“I openly revealed your name to the men whom you gave me out of the world. They were yours, and you gave them to me, and they have kept your word.”

He points out that He has revealed to the Apostles what the Father essentially is. He has revealed ‘His Name' to them, that is, His very nature (compare John 14:7). And these are the men whom the Father has ‘given Him out of the world'. They are the elect from among the world of men.

He describes them as men who ‘belonged to the Father' and had been ‘given to Himself'. That ‘They were yours' refers to their condition before they were given by the Father. The natural reading of this is that they responded to Christ because God had already in some way made them His own by sovereign choice prior to making a gift of them to His Son.

They were men who had ‘kept the Father's word', which included the words that Jesus had given them (v. 8). The idea is that they have believed them, treasured them and held them fast. They had also fully recognised Jesus' uniqueness as God's Son. In this we see clearly that their response is due to their ‘election' by God Who has set them aside as His own before time began (Ephesians 1:4), something which is finally revealed by this response to His word.

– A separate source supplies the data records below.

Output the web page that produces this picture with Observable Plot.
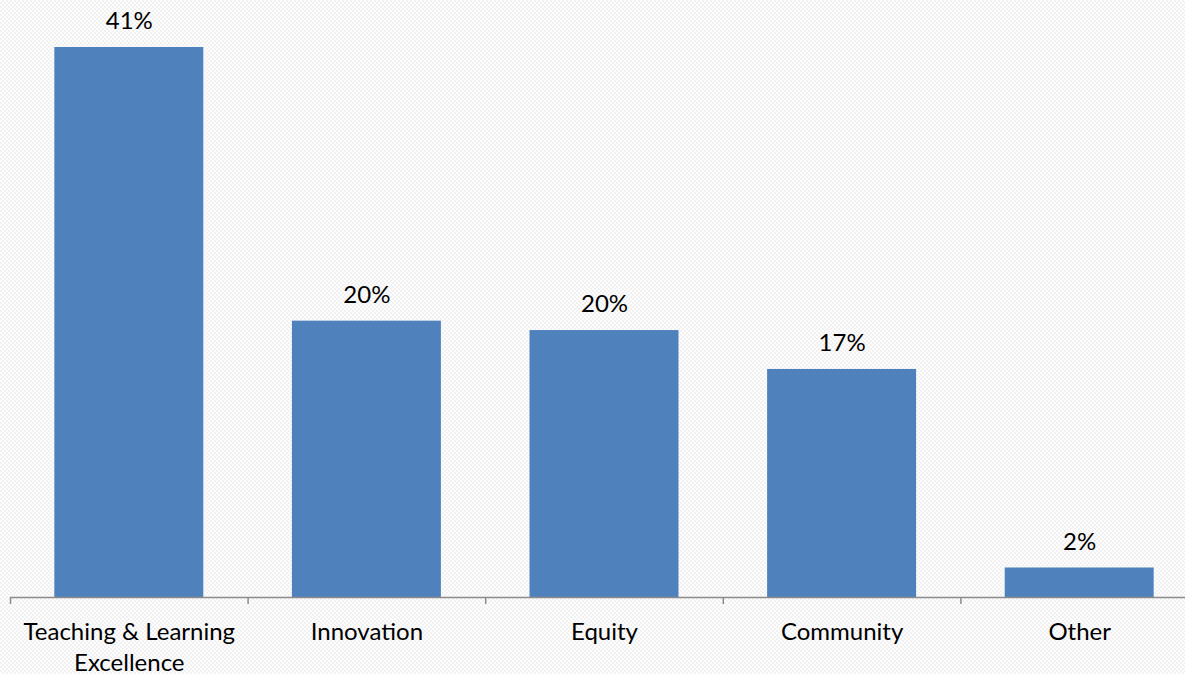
<!DOCTYPE html>
<html>
<head>
<meta charset="utf-8">
<script src="https://cdn.jsdelivr.net/npm/d3@7"></script>
<script src="https://cdn.jsdelivr.net/npm/@observablehq/plot@0.6"></script>
<style>
  html, body { margin: 0; padding: 0; overflow: hidden; }
  body {
    background-color: #fbfbfb;
    background-image: repeating-conic-gradient(#f1f1f1 0 25%, #fdfdfd 0 50%);
    background-size: 4px 4px;
  }
  svg { display: block; overflow: visible; }
</style>
</head>
<body>
<div id="chart"></div>
<script>
const categories = ["Teaching & Learning\nExcellence", "Innovation", "Equity", "Community", "Other"];
const values = [0.41, 0.206, 0.199, 0.170, 0.022];
const valueLabels = ["41%", "20%", "20%", "17%", "2%"];

const data = categories.map((c, i) => ({category: c, value: values[i], label: valueLabels[i]}));

const W = 1185, H = 674;
const mLeft = 10, mRight = -13;
const step = (W - mRight - mLeft) / categories.length;

const chart = Plot.plot({
  width: W,
  height: H,
  marginLeft: mLeft,
  marginRight: mRight,
  marginTop: 47,
  marginBottom: 77,
  style: {background: "transparent", fontFamily: "Lato, 'Open Sans', sans-serif", fontSize: "24px", color: "#000"},
  x: {domain: categories, paddingInner: 0.373, paddingOuter: 0.1865, align: 0.5, round: false},
  y: {domain: [0, 0.41], axis: null},
  marks: [
    Plot.barY(data, {x: "category", y: "value", fill: "#4f81bd"}),
    Plot.ruleY([0], {stroke: "#8c8c8c", strokeWidth: 1.5}),
    Plot.axisX({tickSize: 7, tickFormat: () => "", dx: -step / 2, stroke: "#8c8c8c", strokeWidth: 1.5, label: null}),
    Plot.axisX({tickSize: 0, tickPadding: 0, lineHeight: 1.3, fontSize: 24, fill: "#000", label: null, dy: 20}),
    Plot.text(data, {x: "category", y: "value", text: "label", dy: -26, fontSize: 24, fill: "#000"})
  ]
});

document.getElementById("chart").appendChild(chart);
</script>
</body>
</html>
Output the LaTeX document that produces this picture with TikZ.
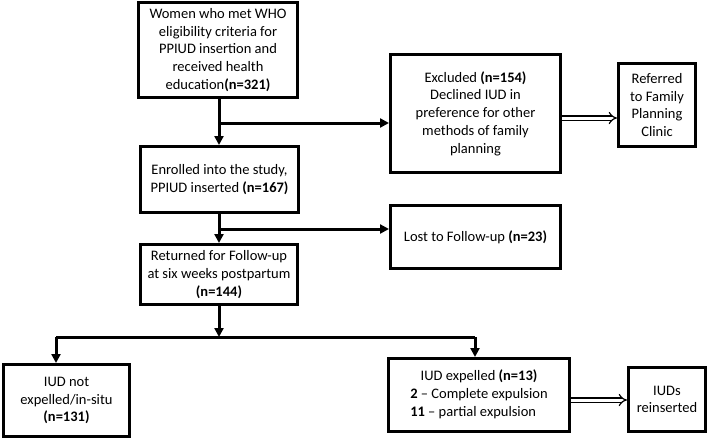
\documentclass[tikz,border=0pt]{standalone}
\usepackage{fontspec}
\setmainfont{Carlito}
\usetikzlibrary{arrows.meta}
\begin{document}
\begin{tikzpicture}[x=1pt,y=-1pt,
  box/.style={draw, line width=3pt, align=center, inner sep=2pt,
    font=\fontsize{14.5}{17.7}\selectfont},
  arr/.style={line width=3pt, -{Triangle[length=9pt,width=9pt]}},
  dbl/.style={double, double distance=3pt, line width=1.2pt, -{Implies[length=5pt]}}]
\useasboundingbox (0,0) rectangle (709,440);
\node[box, minimum width=159pt, minimum height=95pt] (b1) at (218,50)
  {Women who met WHO\\eligibility criteria for\\PPIUD insertion and\\received health\\education\textbf{(n=321)}};
\node[box, minimum width=158pt, minimum height=66pt] (b2) at (219.5,179.5)
  {Enrolled into the study,\\PPIUD inserted \textbf{(n=167)}};
\node[box, minimum width=157pt, minimum height=60pt] (b3) at (219,274.5)
  {Returned for Follow-up\\at six weeks postpartum\\\textbf{(n=144)}};
\node[box, minimum width=126pt, minimum height=72pt] (ns) at (66.5,400.5)
  {IUD not\\expelled/in-situ\\\textbf{(n=131)}};
\node[box, minimum width=170pt, minimum height=118pt] (ex) at (475.5,113.5)
  {Excluded \textbf{(n=154)}\\Declined IUD in\\preference for other\\methods of family\\planning};
\node[box, minimum width=77pt, minimum height=83pt] (rf) at (657,105)
  {Referred\\to Family\\Planning\\Clinic};
\node[box, minimum width=170pt, minimum height=63pt] (lo) at (475.5,237)
  {Lost to Follow-up \textbf{(n=23)}};
\node[box, minimum width=181pt, minimum height=73pt] (ep) at (479,395)
  {\begin{tabular}{@{}l@{}}\multicolumn{1}{@{}c@{}}{IUD expelled \textbf{(n=13)}}\\\textbf{2} -- Complete expulsion\\\textbf{11} -- partial expulsion\end{tabular}};
\node[box, minimum width=77pt, minimum height=64pt] (ri) at (667,399.5)
  {IUDs\\reinserted};
\coordinate (j1) at (219,123);
\coordinate (j2) at (219,229);
\coordinate (j3) at (219,337);
\coordinate (jl) at (56,337);
\coordinate (jr) at (475,337);
\draw[arr] (b1.south -| j1) -- (b2.north -| j1);
\draw[arr] (j1) -- (j1 -| ex.west);
\draw[arr] (b2.south -| j2) -- (b3.north -| j2);
\draw[arr] (j2) -- (j2 -| lo.west);
\draw[arr] (b3.south -| j3) -- (j3);
\draw[line width=3pt] (jl) -- (jr);
\draw[arr] (jl) -- (jl |- ns.north);
\draw[arr] (jr) -- (jr |- ep.north);
\draw[dbl] (ex.east |- 0,118) -- (rf.west |- 0,118);
\draw[dbl] (ep.east |- 0,400) -- (ri.west |- 0,400);
\end{tikzpicture}
\end{document}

They had been given to Jesus ‘out of the world'. From among mankind in its rebellion and subjection to the Evil One the Father had taken them and given them to His Son.

To them He has ‘openly revealed the Father's name'. In Jewish thought the ‘name' was seen as signifying the whole of what a person was. Thus when there was a great change in a person's life they could be renamed. Consider for example Simon who became Cephas/Peter, and Saul who became Paul. Here then Jesus says He has made known to His disciples as far as was humanly possible the whole nature and being of God as expressed in His name.

This includes His name as the ‘I am'. This Greek phrase is used without a predicate in John 8:24; John 8:28; John 8:58; John 13:19. It depicts the One Who acts in history and the eternally existing One. See for this name Exodus 3:14. It is the name on which the name YHWH (‘the One Who is') was based.

It is surely significant here that He speaks of the disciples, not as they are, but as He knows they are in embryo and surely will be. There is no thought here of their lack of understanding or soon to come failure, for He knows that their hearts are steadfast notwithstanding, and that soon they will know all (John 14:26; John 16:13).

We must not see in Jesus' use of the term ‘the world' any suggestion of antagonism towards the world. Indeed God loves ‘the world' (John 3:16). Rather it is that the world that has taken up a position of enmity against God. What He is against is the attitude of the world, the very attitude with which He has come to deal.